A história inicia com a promessa de emprego num restaurante e termina numa fuga de 12 quilômetros a pé, de madrugada, no meio do mato. Duas mulheres e uma adolescente de 16 anos escaparam de uma casa de prostituição, no interior do Estado, onde eram mantidas em regime similar a escravidão, obrigadas a fazer programas sexuais contra a vontade e a limpar a casa, sem direito a contatos externos e sem ganhar nada por isso. Além disso, segundo os autos, as vítimas comiam apenas uma vez por dia e a água que bebiam era suja e contaminada.
Recrutadas por meio de um anúncio na rádio local, e acreditando tratar-se de vaga para garçonete, cozinheira e babá, elas se dirigiram a outro município de ônibus – as passagens foram pagas pelo casal que as contratou. De lá, esse mesmo casal levou as três até uma casa, distante da cidade e sem vizinhança, perto apenas da construção de uma hidrelétrica. Conforme os autos, já na primeira noite os réus obrigaram as vítimas a se prostituírem e, diante da recusa, elas teriam sido ameaçadas de morte.
Com base nos artigos 228 e 229 do Código Penal, o casal foi condenado em primeira instância por atrair as vítimas para prostituição e as explorar sexualmente, e ainda por manter estabelecimento para o referido fim. Cada um recebeu pena de quatro anos e seis meses de reclusão, em regime semiaberto, e pagamento de 22 dias-multa no valor unitário de 1/30 do salário mínimo.
Inconformados, os réus recorreram ao TJ, que manteve a sentença por maioria de votos. O relator da apelação criminal, desembargador Paulo Roberto Sartorato, pontuou: “O togado a quo, além de explicitar as razões que o conduziram à conclusão condenatória, esquadrinhando o contexto fático-probatório extraído dos autos, enfrentou os pleitos defensivos de forma satisfatória, inclusive ressaltando que nos crimes de natureza sexual a palavra da vítima assume fundamental importância à elucidação dos fatos e é capaz de fundamentar a sentença quando em consonância com os demais elementos probatórios.”

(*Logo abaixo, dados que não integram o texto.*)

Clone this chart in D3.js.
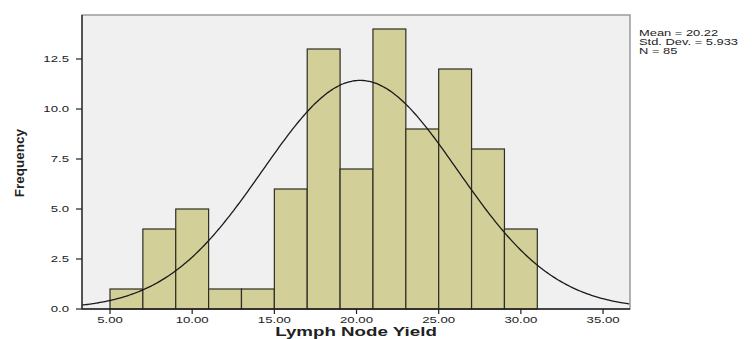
<!DOCTYPE html>
<html>
<head>
<meta charset="utf-8">
<script src="https://cdn.jsdelivr.net/npm/d3@7"></script>
<style>
  body { margin: 0; background: #fff; }
  text { font-family: "Liberation Sans", Arial, sans-serif; fill: #222; }
</style>
</head>
<body>
<div id="chart"></div>
<script>
var svgWidth = 755;
var svgHeight = 339;

// histogram data (bin width 2, starting at 5)
var binStarts = [5, 7, 9, 11, 13, 15, 17, 19, 21, 23, 25, 27, 29];
var counts = [1, 4, 5, 1, 1, 6, 13, 7, 14, 9, 12, 8, 4];
var binWidth = 2;
var xTicks = [5, 10, 15, 20, 25, 30, 35];
var yTicks = [0, 2.5, 5, 7.5, 10, 12.5];
var stats = ["Mean = 20.22", "Std. Dev. = 5.933", "N = 85"];
var mean = 20.22, sd = 5.933, n = 85;

var margin = { top: 15, right: 125, bottom: 30, left: 82 };
var width = svgWidth - margin.left - margin.right;
var height = svgHeight - margin.top - margin.bottom;

// text in the picture is stretched sideways
var stretch = 1.5;

var svg = d3.select("#chart").append("svg")
  .attr("width", svgWidth)
  .attr("height", svgHeight);

var chartGroup = svg.append("g")
  .attr("transform", `translate(${margin.left}, ${margin.top})`);

var x = d3.scaleLinear().domain([3.296, 36.64]).range([0, width]);
var y = d3.scaleLinear().domain([0, 14.7]).range([height, 0]);

// plot background
chartGroup.append("rect")
  .attr("width", width)
  .attr("height", height)
  .attr("fill", "#f0f0f0")
  .attr("stroke", "#9a9a9a")
  .attr("stroke-width", 1.5);

// bars
chartGroup.selectAll(".bar")
  .data(binStarts)
  .enter()
  .append("rect")
  .attr("class", "bar")
  .attr("x", d => x(d))
  .attr("y", (d, i) => y(counts[i]))
  .attr("width", x(binWidth) - x(0))
  .attr("height", (d, i) => height - y(counts[i]))
  .attr("fill", "#d3cf99")
  .attr("stroke", "#2e2e24")
  .attr("stroke-width", 1.2);

// normal curve from mean / sd / N
var curvePts = d3.range(3.296, 36.65, 0.1).map(function (v) {
  var z = (v - mean) / sd;
  return [v, n * binWidth * Math.exp(-0.5 * z * z) / (sd * Math.sqrt(2 * Math.PI))];
});
chartGroup.append("path")
  .datum(curvePts)
  .attr("fill", "none")
  .attr("stroke", "#1a1a1a")
  .attr("stroke-width", 1.3)
  .attr("d", d3.line().x(d => x(d[0])).y(d => y(d[1])).curve(d3.curveBasis));

// axes lines
chartGroup.append("line")
  .attr("x1", 0).attr("x2", 0).attr("y1", 0).attr("y2", height)
  .attr("stroke", "#222").attr("stroke-width", 1.3);
chartGroup.append("line")
  .attr("x1", 0).attr("x2", width).attr("y1", height).attr("y2", height)
  .attr("stroke", "#222").attr("stroke-width", 1.3);

// x ticks
var xt = chartGroup.selectAll(".xtick").data(xTicks).enter().append("g")
  .attr("transform", d => `translate(${x(d)}, ${height})`);
xt.append("line").attr("y1", 0).attr("y2", 5).attr("stroke", "#222").attr("stroke-width", 1.2);
xt.append("text")
  .attr("transform", `translate(0, 13.5) scale(${stretch}, 1)`)
  .attr("text-anchor", "middle")
  .attr("font-size", 8.8)
  .attr("fill", "#333")
  .text(d => d.toFixed(2));

// y ticks
var yt = chartGroup.selectAll(".ytick").data(yTicks).enter().append("g")
  .attr("transform", d => `translate(0, ${y(d)})`);
yt.append("line").attr("x1", -6).attr("x2", 0).attr("stroke", "#222").attr("stroke-width", 1.2);
yt.append("text")
  .attr("transform", `translate(-13, 3) scale(${stretch}, 1)`)
  .attr("text-anchor", "end")
  .attr("font-size", 8.8)
  .attr("fill", "#333")
  .text(d => d.toFixed(1));

// axis titles
svg.append("text")
  .attr("transform", `translate(24, 163) rotate(-90)`)
  .attr("text-anchor", "middle")
  .attr("font-size", 13.5)
  .attr("font-weight", "bold")
  .attr("font-family", "'Liberation Sans Narrow', 'Arial Narrow', sans-serif")
  .text("Frequency");

svg.append("text")
  .attr("transform", `translate(356, 335.5) scale(${stretch}, 1)`)
  .attr("text-anchor", "middle")
  .attr("font-size", 12.5)
  .attr("font-weight", "bold")
  .attr("fill", "#111")
  .text("Lymph Node Yield");

// stats box
svg.selectAll(".stat").data(stats).enter().append("text")
  .attr("transform", (d, i) => `translate(639, ${36 + i * 9}) scale(${stretch}, 1)`)
  .attr("font-size", 8.6)
  .attr("fill", "#333")
  .text(d => d);
</script>
</body>
</html>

Na sequência, o casal ingressou com embargos infringentes, negados por unanimidade pelo 1º Grupo de Direito Criminal. Os embargantes postularam absolvição por insuficiência de provas, discorreram sobre a atipicidade do fato de manter estabelecimento para exploração sexual e, subsidiariamente, almejavam o reconhecimento da teoria da adequação social. Esse princípio preconiza que não se pode reputar criminosa uma conduta tolerada pela sociedade, ainda que se enquadre em uma descrição típica. Mas, de acordo com a decisão, não há fundamento nessa tese porque, por via de regra, somente se admite o funcionamento de determinadas “casas de divertimento adulto” quando não há exploração sexual.
Além disso, como lembrou o desembargador Sartorato, há o entendimento do Superior Tribunal de Justiça de que eventual tolerância de parte da sociedade e de algumas autoridades públicas não implica a atipicidade material da conduta de manter casa de prostituição, delito que, mesmo após as recentes alterações promovidas pela Lei n. 12.015/2009, continuou a ser tipificado no artigo 229 do Código Penal. “De mais a mais, a manutenção de estabelecimento em que ocorra a exploração sexual vai de encontro ao princípio da dignidade da pessoa humana, sendo incabível a conclusão de que é um comportamento considerado correto por toda a sociedade”, concluiu.
Nesta linha, o relator dos embargos, desembargador Luiz Neri Oliveira de Souza, anotou: “Há no país diversos casos em que mulheres, muitas até menores de idade, são atraídas com falsas promessas de trabalho e acabam sendo forçadas a se submeterem à prostituição em ambientes hostis, precários, nos quais acabam até fazendo uso de drogas para fugir da lamentável realidade, predestinadas ao esquecimento e descaso. Por isso, se há provas de exploração sexual, o Poder Judiciário não deve se omitir.”
Por fim, segundo os relatores, a materialidade e autoria delitivas foram devidamente comprovadas por intermédio do boletim de ocorrência, do relatório policial e da prova oral contida nos autos. Os testemunhos das vítimas foram coerentes entre si e corroborados pelos relatos da assistente social, a primeira pessoa que falou com elas depois da fuga.
As mulheres e a adolescente permaneceram na casa durante um mês e fugiram com auxílio de clientes, sensibilizados com a situação. O caso ocorreu na comarca de São Carlos, foi julgado pela 1ª Câmara Criminal do TJ em 26 de abril deste ano e pelo 1º Grupo de Direito Criminal no dia 28 de novembro.